2. In my capacity as a Special Assets Officer for Aurora, I am familiar

with the books and accounts of Plaintiff and have examined all books, records and

documents kept by Plaintiff concerning the transactions alleged in the Complaint.

These books, records and documents are kept by Plaintiff in the regular course of

its business and are made at or near the time of the events appearing therein. It is

the regular practice of Plaintiff to make and keep these books, records, and

documents. Affiant has personal knowledge of the matters contained in the

books, records and documents kept by Plaintiff.

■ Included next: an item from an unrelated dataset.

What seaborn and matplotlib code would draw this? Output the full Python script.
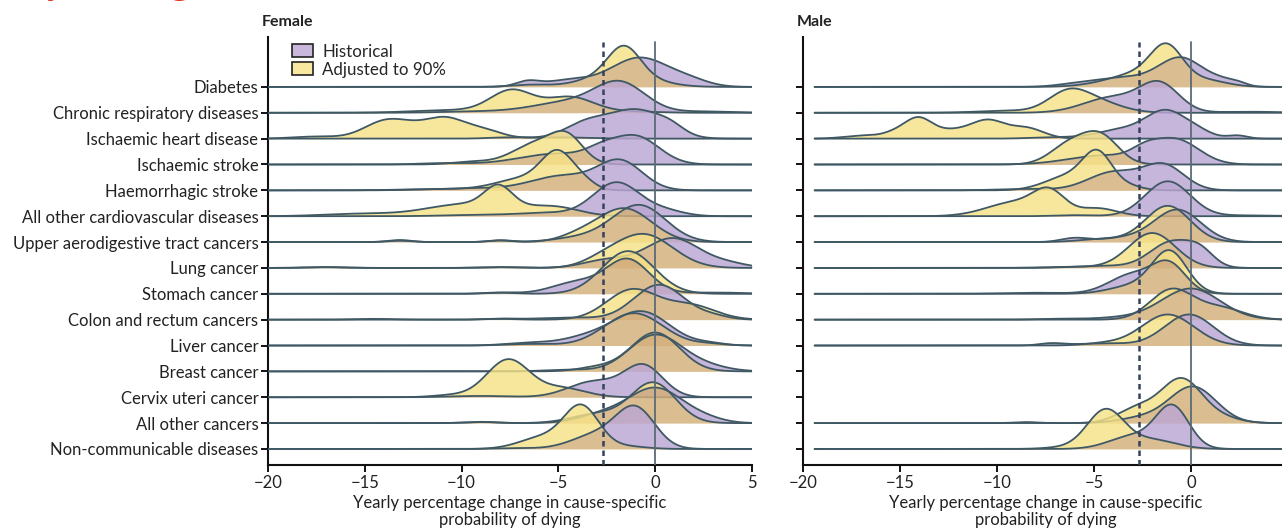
import numpy as np
import matplotlib
matplotlib.use("Agg")
import matplotlib.pyplot as plt
from matplotlib.patches import Patch
import seaborn as sns

# Causes, top to bottom
causes = ["Diabetes", "Chronic respiratory diseases", "Ischaemic heart disease",
          "Ischaemic stroke", "Haemorrhagic stroke", "All other cardiovascular diseases",
          "Upper aerodigestive tract cancers", "Lung cancer", "Stomach cancer",
          "Colon and rectum cancers", "Liver cancer", "Breast cancer",
          "Cervix uteri cancer", "All other cancers", "Non-communicable diseases"]

# Density: (centre %, height in row units, spread)
female_hist = [
    [(-0.8, 1.13, 1.5), (1.8, 0.2, 1.0), (-4.5, 0.25, 1.2), (-6.6, 0.2, 0.6)],
    [(-1.8, 1.1, 1.3), (-4.5, 0.4, 1.8), (2.5, 0.05, 1.5), (-9.0, 0.05, 2.0)],
    [(-1.0, 1.1, 1.4), (-3.6, 0.55, 1.1), (0.8, 0.25, 0.7), (-7.5, 0.05, 1.0)],
    [(-1.0, 1.05, 1.2), (-5.0, 0.42, 2.0), (-2.8, 0.3, 0.8), (-11.0, 0.05, 1.2)],
    [(-1.8, 1.1, 1.15), (-4.8, 0.55, 1.6), (-9.5, 0.08, 2.0)],
    [(-2.0, 1.3, 1.2), (0.5, 0.2, 1.0), (-5.5, 0.12, 1.5), (-9.0, 0.05, 1.8)],
    [(-0.8, 1.4, 1.35), (-3.5, 0.2, 1.5), (-13.2, 0.08, 0.6), (-8.0, 0.07, 0.6)],
    [(0.9, 1.15, 1.4), (-2.5, 0.3, 1.2), (3.8, 0.15, 1.0), (-17.0, 0.03, 1.0), (-8.0, 0.03, 1.0)],
    [(-1.4, 1.3, 1.1), (-4.0, 0.45, 1.3), (-8.0, 0.05, 0.8), (3.0, 0.05, 1.5)],
    [(0.2, 1.35, 1.3), (3.0, 0.12, 0.8), (-4.5, 0.08, 1.5), (-8.0, 0.04, 0.8), (-14.5, 0.03, 1.0)],
    [(-0.7, 1.3, 1.45), (-3.5, 0.3, 1.3), (2.8, 0.08, 0.8), (-6.5, 0.1, 1.2)],
    [(0.0, 1.4, 1.35), (2.5, 0.2, 1.2), (-4.5, 0.06, 1.2)],
    [(-0.6, 1.2, 1.0), (-3.2, 0.6, 1.3), (-9.0, 0.05, 1.5)],
    [(0.0, 1.35, 1.4), (-2.8, 0.3, 1.2), (2.5, 0.15, 1.0), (-9.0, 0.05, 0.8)],
    [(-1.0, 1.5, 1.0), (-3.0, 0.55, 1.3), (-7.2, 0.03, 1.0)],
]
female_adj = [
    [(-1.6, 1.0, 0.8), (-1.8, 0.6, 1.6), (-6.5, 0.08, 1.0)],
    [(-7.4, 0.85, 1.1), (-4.4, 0.6, 1.2), (-10.5, 0.1, 2.0), (-1.5, 0.05, 1.5)],
    [(-14.0, 0.6, 1.1), (-10.7, 0.65, 1.0), (-12.3, 0.35, 1.2), (-17.5, 0.08, 1.2),
     (-8.8, 0.3, 0.9), (-5.0, 0.05, 1.5)],
    [(-4.5, 0.8, 0.8), (-6.0, 0.85, 1.3), (-9.5, 0.1, 1.0)],
    [(-5.0, 1.35, 0.85), (-6.8, 0.45, 1.4), (-3.6, 0.2, 0.6), (-11.0, 0.05, 2.0)],
    [(-8.1, 0.75, 0.7), (-8.5, 0.45, 2.2), (-11.0, 0.15, 1.5), (-5.0, 0.25, 1.2), (-15.0, 0.1, 2.0)],
    [(-1.6, 1.3, 1.4), (-4.0, 0.2, 1.0), (-13.2, 0.05, 0.6), (-8.0, 0.06, 0.6)],
    [(-0.6, 1.3, 1.5), (-2.8, 0.2, 1.0), (-17.0, 0.03, 1.0), (-8.0, 0.03, 1.0)],
    [(-1.4, 1.65, 1.35), (-8.0, 0.04, 0.8)],
    [(-1.2, 1.15, 1.3), (1.8, 0.55, 1.3), (-8.0, 0.03, 0.8)],
    [(-1.1, 1.25, 1.5), (2.8, 0.06, 0.8), (-6.5, 0.06, 1.2)],
    [(0.0, 1.5, 1.25), (-3.0, 0.15, 1.0)],
    [(-7.6, 1.45, 1.1), (-4.8, 0.35, 1.2), (-10.5, 0.08, 1.0)],
    [(-0.1, 1.55, 1.15), (-3.0, 0.35, 1.3), (-9.0, 0.04, 0.8)],
    [(-3.8, 1.6, 0.9), (-5.8, 0.45, 1.2), (-1.5, 0.1, 1.0)],
]
male_hist = [
    [(-0.5, 1.1, 1.15), (-3.5, 0.35, 1.5), (1.5, 0.15, 0.6), (2.4, 0.15, 0.5), (-6.0, 0.08, 1.0)],
    [(-1.6, 1.05, 1.0), (-4.0, 0.6, 1.5), (3.0, 0.04, 1.5)],
    [(-1.3, 1.0, 1.0), (-3.5, 0.35, 1.3), (0.3, 0.25, 0.8), (2.4, 0.12, 0.5), (-7.0, 0.05, 1.2)],
    [(-0.8, 0.95, 1.2), (-4.5, 0.35, 1.8), (-2.4, 0.3, 0.7)],
    [(-1.4, 0.95, 1.05), (-4.0, 0.7, 1.3), (-8.5, 0.05, 1.5)],
    [(-1.2, 1.35, 1.15), (-6.0, 0.04, 1.0), (3.0, 0.03, 1.5)],
    [(-0.7, 1.25, 1.2), (-6.0, 0.15, 0.7), (-3.5, 0.15, 1.2)],
    [(-1.0, 1.0, 1.1), (0.5, 0.5, 0.7), (-4.5, 0.08, 1.5)],
    [(-1.1, 1.05, 0.85), (-3.0, 0.75, 1.2), (-8.0, 0.04, 1.5)],
    [(0.0, 1.2, 1.5), (-3.5, 0.08, 1.5), (-7.0, 0.03, 1.0)],
    [(-0.1, 1.2, 1.25), (-7.2, 0.08, 0.6), (-4.5, 0.08, 1.5)],
    None,
    None,
    [(0.1, 1.4, 1.2), (-2.5, 0.2, 1.2), (-8.5, 0.04, 0.6)],
    [(-0.95, 1.6, 0.85), (-3.0, 0.5, 1.2)],
]
male_adj = [
    [(-1.25, 1.15, 0.8), (-2.2, 0.6, 1.8), (1.0, 0.15, 1.0)],
    [(-6.4, 0.65, 1.0), (-5.0, 0.45, 1.3), (-9.5, 0.08, 1.5)],
    [(-14.1, 0.68, 0.7), (-10.4, 0.5, 0.8), (-12.0, 0.35, 1.5), (-8.5, 0.4, 0.9),
     (-16.8, 0.12, 1.0), (-15.3, 0.15, 0.6)],
    [(-4.6, 1.0, 0.9), (-6.2, 0.8, 1.0)],
    [(-4.8, 1.3, 0.75), (-6.3, 0.55, 1.2), (-3.2, 0.15, 0.7)],
    [(-7.3, 0.8, 0.8), (-9.0, 0.55, 1.5), (-4.8, 0.3, 1.0)],
    [(-1.2, 1.4, 1.15), (-4.5, 0.12, 1.2)],
    [(-2.0, 1.35, 1.2), (-6.0, 0.04, 1.5)],
    [(-1.1, 1.6, 0.9), (-3.0, 0.3, 1.2)],
    [(-1.0, 1.15, 1.1), (1.5, 0.45, 1.2)],
    [(-1.2, 1.2, 1.35), (-4.5, 0.08, 1.0)],
    None,
    None,
    [(-0.5, 1.68, 1.05), (-2.8, 0.55, 1.0), (1.5, 0.2, 1.0)],
    [(-4.4, 1.5, 0.95), (-2.0, 0.35, 1.2), (-6.5, 0.06, 1.0)],
]

x_ticks = [-20, -15, -10, -5, 0, 5]
target_line = -2.7

PURPLE = "#bba6d3"
YELLOW = "#f6e288"
TAN = "#d3af7a"
EDGE = "#3f5863"

sns.set_theme(style="ticks")
plt.rcParams["font.family"] = ["Lato", "DejaVu Sans"]

fig = plt.figure(figsize=(12.82, 5.28), dpi=100)
ax_f = fig.add_axes([268 / 1282, 63 / 528, 484 / 1282, 428 / 528])
ax_m = fig.add_axes([803 / 1282, 63 / 528, 485 / 1282, 428 / 528])


def bumps(xs, parts):
    out = np.zeros_like(xs)
    for c, h, s in parts:
        out += h * np.exp(-0.5 * ((xs - c) / s) ** 2)
    return out


def draw_panel(ax, hist, adj, x_start, title, labels):
    xs = np.linspace(x_start, 5, 700)
    for i in range(len(causes)):
        if hist[i] is None:
            continue
        base = -i
        h = bumps(xs, hist[i])
        a = bumps(xs, adj[i])
        low = np.minimum(h, a)
        z = 10 + 3 * i
        ax.fill_between(xs, base, base + low, color=TAN, alpha=0.82, lw=0, zorder=z)
        ax.fill_between(xs, base + low, base + h, color=PURPLE, alpha=0.82, lw=0, zorder=z)
        ax.fill_between(xs, base + low, base + a, color=YELLOW, alpha=0.82, lw=0, zorder=z)
        sns.lineplot(x=xs, y=base + h, color=EDGE, lw=1.3, ax=ax, zorder=z + 1)
        sns.lineplot(x=xs, y=base + a, color=EDGE, lw=1.3, ax=ax, zorder=z + 1)

    ax.plot([0, 0], [-14.62, 1.72], color="#5b6b76", lw=1.3, zorder=100)
    ax.plot([target_line, target_line], [-14.62, 1.72], color="#34415f", lw=1.8,
            ls=(0, (2.2, 1.6)), zorder=100)

    ax.set_xlim(-20, 5)
    ax.set_ylim(-14.62, 1.93)
    ax.set_xticks(x_ticks)
    ax.set_xticklabels([str(t).replace("-", "\u2212") for t in x_ticks], fontsize=12)
    ax.set_yticks([-i for i in range(len(causes))])
    if labels:
        ax.set_yticklabels(causes, fontsize=12)
    else:
        ax.set_yticklabels([])
    ax.set_xlabel("Yearly percentage change in cause-specific\nprobability of dying",
                  fontsize=12, color="#222222", labelpad=3, linespacing=1.05)
    ax.set_ylabel("")
    for side in ["top", "right"]:
        ax.spines[side].set_visible(False)
    for side in ["left", "bottom"]:
        ax.spines[side].set_color("#111111")
        ax.spines[side].set_linewidth(1.5)
    ax.tick_params(axis="both", direction="out", length=5, width=1.4, color="#111111",
                   labelcolor="#222222", pad=2)
    ax.set_facecolor("white")
    ax.grid(False)
    ax.text(-0.012, 1.035, title, transform=ax.transAxes, fontsize=11.5, fontweight="bold",
            color="#222222", ha="left", va="center")


draw_panel(ax_f, female_hist, female_adj, -20, "Female", True)
draw_panel(ax_m, male_hist, male_adj, -19.4, "Male", False)

handles = [Patch(facecolor="#c9b8dc", edgecolor="#222222", lw=1.2, label="Historical"),
           Patch(facecolor="#f8e8a0", edgecolor="#222222", lw=1.2, label="Adjusted to 90%")]
ax_f.legend(handles=handles, loc="upper left", bbox_to_anchor=(0.035, 1.0), frameon=False,
            fontsize=12.2, handlelength=1.25, handleheight=0.8, handletextpad=0.55,
            labelspacing=0.12, borderaxespad=0.0)

# top of the page title, cut off by the crop
fig.text(0.018, 1.014, "By halving", fontsize=26, fontweight="bold", color="#e8321e",
         family="Liberation Serif", ha="left", va="baseline")

fig.savefig("out.png", dpi=100, facecolor="white")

{¶ 5} The affidavit included reference to the note, allonge, mortgage and the

assignment of mortgage, and an averment that true and correct copies of each were attached to

the complaint. Rish averred that U.S. Bank is the owner and holder of the note and mortgage.

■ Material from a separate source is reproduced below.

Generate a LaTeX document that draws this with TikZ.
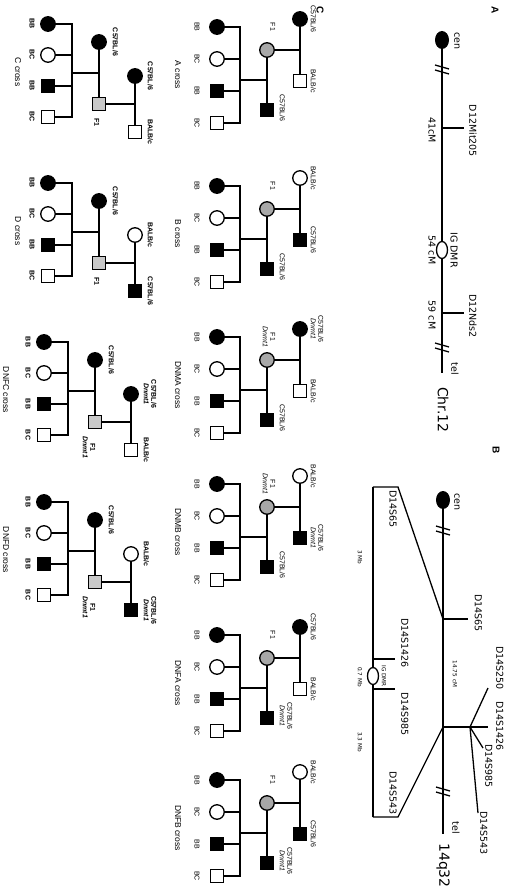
\documentclass[tikz,border=0pt]{standalone}
\usepackage{fontspec}
\setmainfont{Liberation Sans}
\newfontfamily\mapfont{DejaVu Sans}
\usetikzlibrary{shapes.geometric}

\definecolor{fonegrey}{gray}{0.66}
\definecolor{ftwogrey}{gray}{0.79}

% chromosome break mark "//"
\newcommand{\brk}[2]{%
  \draw[chrom] ({#1-5},{#2-7}) -- ({#1-1},{#2+7});
  \draw[chrom] ({#1},{#2-7}) -- ({#1+4},{#2+7});
}

% upper row cross: #1 first child, #2 name, #3/#4 dam fill/label,
% #5/#6 sire fill/label, #7 F1 label, #8 mate label, #9 cross
\newcommand{\upcross}[9]{%
  \node[fem, fill=#3] (#2g1) at ({#1-8},-205) {};
  \node[mal, fill=#5] (#2g2) at ({#1+54},-205) {};
  \node[fem, fill=fonegrey] (#2f) at ({#1+23},-238) {};
  \node[mal, fill=black] (#2m) at ({#1+83},-238) {};
  \node[fem, fill=black] (#2c0) at (#1,-288) {};
  \node[fem, fill=white] (#2c1) at ({#1+32},-288) {};
  \node[mal, fill=black] (#2c2) at ({#1+64},-288) {};
  \node[mal, fill=white] (#2c3) at ({#1+96},-288) {};
  \coordinate (#2gm) at ({#1+23},-205);
  \coordinate (#2fm) at ({#1+53},-238);
  \coordinate (#2sm) at ({#1+53},-265);
  \draw[ped] (#2g1) -- (#2g2);
  \draw[ped] (#2gm) -- (#2f);
  \draw[ped] (#2f) -- (#2m);
  \draw[ped] (#2fm) -- (#2sm);
  \foreach \k/\lb in {0/BB,1/BC,2/BB,3/BC} {
    \coordinate (#2s\k) at ({#1+32*\k},-265);
    \draw[ped] (#2s\k) -- (#2c\k);
    \node[plab] at ({#1+32*\k},-308) {\lb};
  }
  \draw[ped] (#2s0) -- (#2s3);
  \node[plab, anchor=south] at ({#1-8},-194.5) {#4};
  \node[plab, anchor=south] at ({#1+54},-194.5) {#6};
  \node[plab, anchor=north] at (#1,-229.5) {#7};
  \node[plab, anchor=south] at ({#1+81},-225.5) {#8};
  \node[xlab] at ({#1+48},-327) {#9 cross};
}

% lower row cross: #1 first child, #2 name, #3/#4 dam fill/label,
% #5/#6 sire fill/label, #7 F1 label, #8 cross, #9 shift down
\newcommand{\lowcross}[9]{%
  \node[fem, fill=#3] (#2g1) at ({#1+52},{-370-#9}) {};
  \node[mal, fill=#5] (#2g2) at ({#1+108},{-370-#9}) {};
  \node[fem, fill=black] (#2m) at ({#1+18},{-406-#9}) {};
  \node[mal, fill=ftwogrey] (#2f) at ({#1+80},{-406-#9}) {};
  \node[fem, fill=black] (#2c0) at (#1,{-457-#9}) {};
  \node[fem, fill=white] (#2c1) at ({#1+31},{-457-#9}) {};
  \node[mal, fill=black] (#2c2) at ({#1+62},{-457-#9}) {};
  \node[mal, fill=white] (#2c3) at ({#1+93},{-457-#9}) {};
  \coordinate (#2gm) at ({#1+80},{-370-#9});
  \coordinate (#2fm) at ({#1+49},{-406-#9});
  \coordinate (#2sm) at ({#1+49},{-433-#9});
  \draw[ped] (#2g1) -- (#2g2);
  \draw[ped] (#2gm) -- (#2f);
  \draw[ped] (#2m) -- (#2f);
  \draw[ped] (#2fm) -- (#2sm);
  \foreach \k/\lb in {0/BB,1/BC,2/BB,3/BC} {
    \coordinate (#2s\k) at ({#1+31*\k},{-433-#9});
    \draw[ped] (#2s\k) -- (#2c\k);
    \node[blab] at ({#1+31*\k},{-473-#9}) {\lb};
  }
  \draw[ped] (#2s0) -- (#2s3);
  \node[blab, anchor=south] at ({#1+52},{-357.5-#9}) {#4};
  \node[blab, anchor=south] at ({#1+108},{-357.5-#9}) {#6};
  \node[blab, anchor=south] at ({#1+18},{-392.5-#9}) {C57BL/6};
  \node[blab, anchor=north west] at ({#1+94},{-405.5-#9}) {#7};
  \node[xlab] at ({#1+48},{-487-3*#9}) {#8 cross};
}

\begin{document}
\begin{tikzpicture}[x=1pt, y=1pt, rotate=-90,
  every node/.append style={transform shape},
  chrom/.style={line width=1.3pt},
  ped/.style={line width=1.3pt, line cap=rect},
  fem/.style={circle, draw, line width=1.3pt, minimum size=14.5pt, inner sep=0pt},
  mal/.style={rectangle, draw, line width=1.3pt, minimum size=13pt, inner sep=0pt},
  cenmark/.style={ellipse, fill=black, minimum width=18pt, minimum height=14pt, inner sep=0pt},
  dmr/.style={ellipse, draw, fill=white, line width=1.3pt, minimum width=17pt, minimum height=11pt, inner sep=0pt},
  plab/.style={font=\fontsize{7}{7.5}\selectfont, inner sep=0pt, align=center},
  blab/.style={font=\fontsize{7}{7.5}\selectfont\bfseries, inner sep=0pt, align=center},
  xlab/.style={font=\fontsize{8.5}{9}\selectfont, inner sep=0pt},
  mlab/.style={font=\mapfont\fontsize{9.5}{10}\selectfont, inner sep=0pt},
  slab/.style={font=\mapfont\fontsize{5.7}{6}\selectfont, inner sep=0pt},
  big/.style={font=\mapfont\fontsize{14}{14}\selectfont, inner sep=0pt},
  panel/.style={font=\fontsize{10}{10}\selectfont\bfseries, inner sep=0pt},
]
  \useasboundingbox (0,0) rectangle (893,-505);

  % A: chromosome 12
  \node[panel] (pa) at (10,-10) {A};
  \node[cenmark] (acen) at (40,-63) {};
  \node[dmr] (admr) at (250,-63) {};
  \coordinate (atel) at (373,-63);
  \coordinate (amit) at (128,-63);
  \coordinate (amitt) at (128,-41);
  \coordinate (ands) at (313,-63);
  \coordinate (andst) at (313,-41);
  \draw[chrom] (acen) -- (admr);
  \draw[chrom] (admr) -- (atel);
  \draw[chrom] (amit) -- (amitt);
  \draw[chrom] (ands) -- (andst);
  \brk{70}{-63}
  \brk{348}{-63}
  \node[mlab] at (41,-48) {cen};
  \node[mlab, anchor=south] at (131,-36) {D12Mit205};
  \node[mlab] at (130,-73) {41cM};
  \node[mlab] at (250,-51) {IG DMR};
  \node[mlab] at (250,-73) {54 cM};
  \node[mlab, anchor=south] at (316,-36) {D12Nds2};
  \node[mlab] at (315,-73) {59 cM};
  \node[mlab] at (369,-50) {tel};
  \node[big, anchor=west] at (387,-62) {Chr.12};

  % B: 14q32
  \node[panel] (pb) at (450,-9) {B};
  \node[cenmark] (bcen) at (500,-62) {};
  \coordinate (btel) at (834,-62);
  \coordinate (bj1) at (619,-62);
  \coordinate (bj2) at (727,-62);
  \draw[chrom] (bcen) -- (btel);
  \brk{531}{-62}
  \brk{792}{-62}
  \coordinate (bj1t) at (619,-37);
  \draw[chrom] (bj1) -- (bj1t);
  % marker fan
  \coordinate (bfan) at (727,-35);
  \coordinate (bf250) at (688,-17);
  \coordinate (bf1426) at (727,-17);
  \coordinate (bf985) at (748,-22);
  \coordinate (bf543) at (813,-27);
  \draw[chrom] (bj2) -- (bfan);
  \foreach \m in {bf250,bf1426,bf985,bf543}
    \draw[chrom] (bfan) -- (\m);
  % expanded interval
  \node[dmr] (bdmr) at (676,-132) {};
  \coordinate (bl0) at (487,-132);
  \coordinate (bl1) at (817,-132);
  \coordinate (bc0) at (487,-107);
  \coordinate (bc1) at (817,-107);
  \coordinate (bt1) at (659,-132);
  \coordinate (bt1t) at (659,-110);
  \coordinate (bt2) at (689,-132);
  \coordinate (bt2t) at (689,-110);
  \draw[chrom] (bl0) -- (bdmr);
  \draw[chrom] (bdmr) -- (bl1);
  \draw[chrom] (bl0) -- (bc0) -- (bj1);
  \draw[chrom] (bl1) -- (bc1) -- (bj2);
  \draw[chrom] (bt1) -- (bt1t);
  \draw[chrom] (bt2) -- (bt2t);
  \node[mlab] at (502,-48) {cen};
  \node[mlab, anchor=south] at (613,-30.5) {D14S65};
  \node[mlab, anchor=south east] at (690,-9) {D14S250};
  \node[mlab, anchor=south] at (726,-9) {D14S1426};
  \node[mlab, anchor=south west] at (744,-20) {D14S985};
  \node[mlab, anchor=south west] at (811,-25) {D14S543};
  \node[slab] at (674,-50) {14.75 cM};
  \node[mlab] at (828,-49) {tel};
  \node[big, anchor=west] at (843,-62) {14q32};
  \node[mlab, anchor=north west] at (490,-108) {D14S65};
  \node[mlab, anchor=south] at (643,-104) {D14S1426};
  \node[mlab, anchor=south] at (714,-104) {D14S985};
  \node[mlab, anchor=north east] at (815,-108) {D14S543};
  \node[slab] at (676,-121) {IG DMR};
  \node[slab] at (557,-145) {3 Mb};
  \node[slab] at (677,-145) {0.7 Mb};
  \node[slab] at (742,-145) {3.3 Mb};

  % C: crosses
  \node[panel] (pc) at (10,-185) {C};
  \upcross{27}{xa}{black}{C57BL/6}{white}{BALB/c}{F1}{C57BL/6}{A}
  \upcross{186}{xb}{white}{BALB/c}{black}{C57BL/6}{F1}{C57BL/6}{B}
  \upcross{337}{xma}{black}{C57BL/6\\\textit{Dnmt1}}{white}{BALB/c}{F1\\\textit{Dnmt1}}{C57BL/6}{DNMA}
  \upcross{484}{xmb}{white}{BALB/c}{black}{C57BL/6\\\textit{Dnmt1}}{F1\\\textit{Dnmt1}}{C57BL/6}{DNMB}
  \upcross{635}{xfa}{black}{C57BL/6}{white}{BALB/c}{F1}{C57BL/6\\\textit{Dnmt1}}{DNFA}
  \upcross{780}{xfb}{white}{BALB/c}{black}{C57BL/6}{F1}{C57BL/6\\\textit{Dnmt1}}{DNFB}
  \lowcross{24}{xc}{black}{C57BL/6}{white}{BALB/c}{F1}{C}{0}
  \lowcross{183}{xd}{white}{BALB/c}{black}{C57BL/6}{F1}{D}{0}
  \lowcross{342}{xfc}{black}{C57BL/6\\\textit{Dnmt1}}{white}{BALB/c}{F1\\\textit{Dnmt1}}{DNFC}{4}
  \lowcross{502}{xfd}{white}{BALB/c}{black}{C57BL/6\\\textit{Dnmt1}}{F1\\\textit{Dnmt1}}{DNFD}{4}
\end{tikzpicture}
\end{document}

Rish also made averments regarding the Bonhams’ default and the amount they owed on the debt

secured by the note and mortgage.

{¶ 6} The Bonhams moved for an extension of time within which to respond to the

motion for summary judgment. They also filed a notice of deposition of U.S. Bank and 4

requested the production of all documents relevant to the loan to be produced during that

deposition. It is not clear from the record whether this deposition actually occurred; no

transcript thereof was filed.

{¶ 7} The Bonhams subsequently filed a memorandum in opposition to U.S. Bank’s

motion for summary judgment. They did not submit any evidentiary material in opposition to

the motion. U.S. Bank filed a reply memorandum, to which was attached a supplemental

affidavit of Rish, in which she averred that “the original note and allonge are now in the

possession of Jeff Hendricks of Graydon Head & Ritchey LLP, Plaintiff’s counsel in the

above-captioned litigation who holds the same on Plaintiff’s behalf in furtherance of the

Litigation.”

{¶ 8} The trial court rendered summary judgment in favor of U.S. Bank. The

Bonhams appeal, assigning as their sole assignment of error:

THE TRIAL COURT ERRED IN GRANTING US BANK’S MOTION

FOR SUMMARY JUDGMENT.

{¶ 9} The Bonhams raise several issues. They first contend that foreclosure was

inequitable and thus not the appropriate remedy. They further claim that U.S. Bank is not the

real party in interest, because it failed to demonstrate that it is the holder of the note and

mortgage. Finally, the Bonhams contend that the affidavits and documents submitted in support

of summary judgment are deficient.

II. The Test for Summary Judgment

{¶ 10} “A trial court may grant a moving party summary judgment pursuant to Civ. R. 5

56 if there are no genuine issues of material fact remaining to be litigated, the moving party is

entitled to judgment as a matter of law, and reasonable minds can come to only one conclusion,

and that conclusion is adverse to the nonmoving party, who is entitled to have the evidence

construed most strongly in his favor.” (Citation omitted.) Smith v. Five Rivers MetroParks, 134

Ohio App.3d 754, 760, 732 N.E.2d 422 (2d Dist.1999). “We review summary judgment

decisions de novo, which means that we apply the same standards as the trial court.” (Citations

omitted.) GNFH, Inc. v. W. Am. Ins. Co., 172 Ohio App.3d 127, 2007–Ohio–2722, 873 N.E.2d

345, ¶ 16 (2d Dist.)

{¶ 11} “To properly support a motion for summary judgment in a foreclosure action, a

plaintiff must present evidentiary-quality materials showing: (1) the movant is the holder of the

note and mortgage, or is a party entitled to enforce the instrument; (2) if the movant is not the

original mortgagee, the chain of assignments and transfers; (3) the mortgagor is in default; (4) all

conditions precedent have been met; and (5) the amount of principal and interest due.”

Wright–Patt Credit Union, Inc. v. Byington, 6th Dist. Erie No. E–12–002, 2013–Ohio–3963, ¶

10, citing U.S. Bank, N.A. v. Coffey, 6th Dist. Erie No. E–11–026, 2012–Ohio–721, ¶ 26.